26 For if we sin willfully after we have received the knowledge of the truth, there no longer remains a sacrifice for sins, 27 but a certain fearful expectation of judgment, and fiery indignation which will devour the adversaries. (Hebrews 10:26–27, NKJV)

Those who believe a Christian can never fall from grace and be lost (as Galatians 5:4 says can happen) falter and fall over this passage. The “once saved, always saved” doctrine refuses to believe and accept its clear warning against willful sin. The “we” of verse 26 are Christians who sin willfully. The sin being discussed happens “after we have received the knowledge of the truth” (a figure of speech for one’s salvation by the gospel, 1 Timothy 2:4; 2 Timothy 2:25). When Christians sin willfully (voluntarily) they should not think they will have another path of redemption. That is flawed thinking. There will not be another sacrifice given for their sins. Christians who sin intentionally can expect a sure judgment of God’s fervent wrath. “The Lord will judge His people” who willfully turn away from Christ (Hebrews 10:30). The impossibility of apostasy (Calvinism’s “perseverance of the saints”) denies the Bible by denying the outcome of a Christian’s willful sin. The issue is not about God’s power to save (the “sacrifice for sins” has been fully made). The issue is about Christians choosing to reject Christ to practice sin. For them, judgment is certain, fiery and full (Hebrews 10:31). So, exercise your faith and do not sin willfully.

Do Not Sin Willfully #347

26  For if we sin willfully after we have received the knowledge of the truth, there no longer remains a sacrifice for sins, 27  but a certain fearful expectation of judgment, and fiery indignation which will devour the adversaries. (Hebrews 10:26–27)

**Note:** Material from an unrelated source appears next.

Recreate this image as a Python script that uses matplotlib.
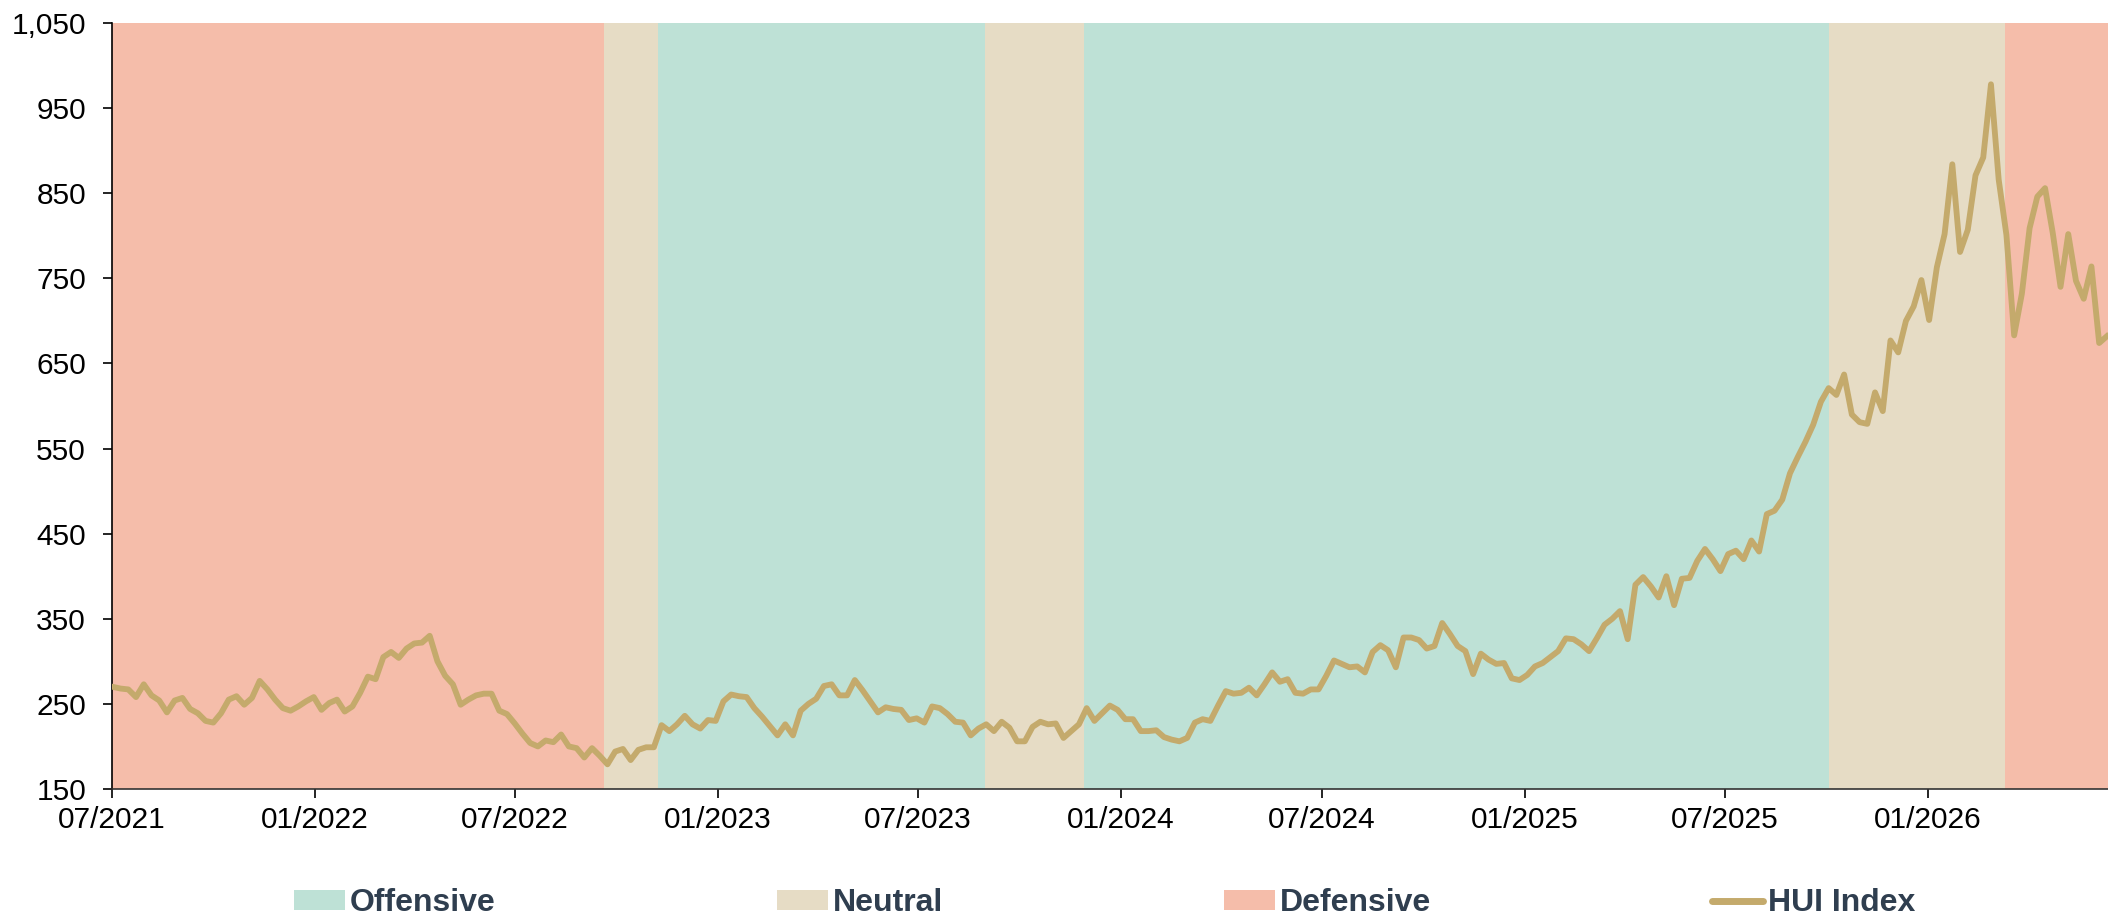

While some sins are committed in ignorance (a lack of knowledge), some sins are committed with full knowledge of their sinfulness (Acts 3:17; 1 Tim. 1:13). Notice in our passage that the human will at work both to receive the knowledge of the truth and to sin in spite of that knowledge. This is a clear warning not to sin deliberately. No sinner who willfully engages in sin will be forgiven while in open rebellion against the Lord. Willful sin shows one is not fearful of God’s fiery indignation against His adversaries. And make no mistake; when a Christian sins willfully he makes himself God’s enemy. If you know the truth, then abide in the truth (Jno. 8:31-32). If you do not know the truth, learn it and live it. Choosing not to know the truth of God will not save you in the day of judgment.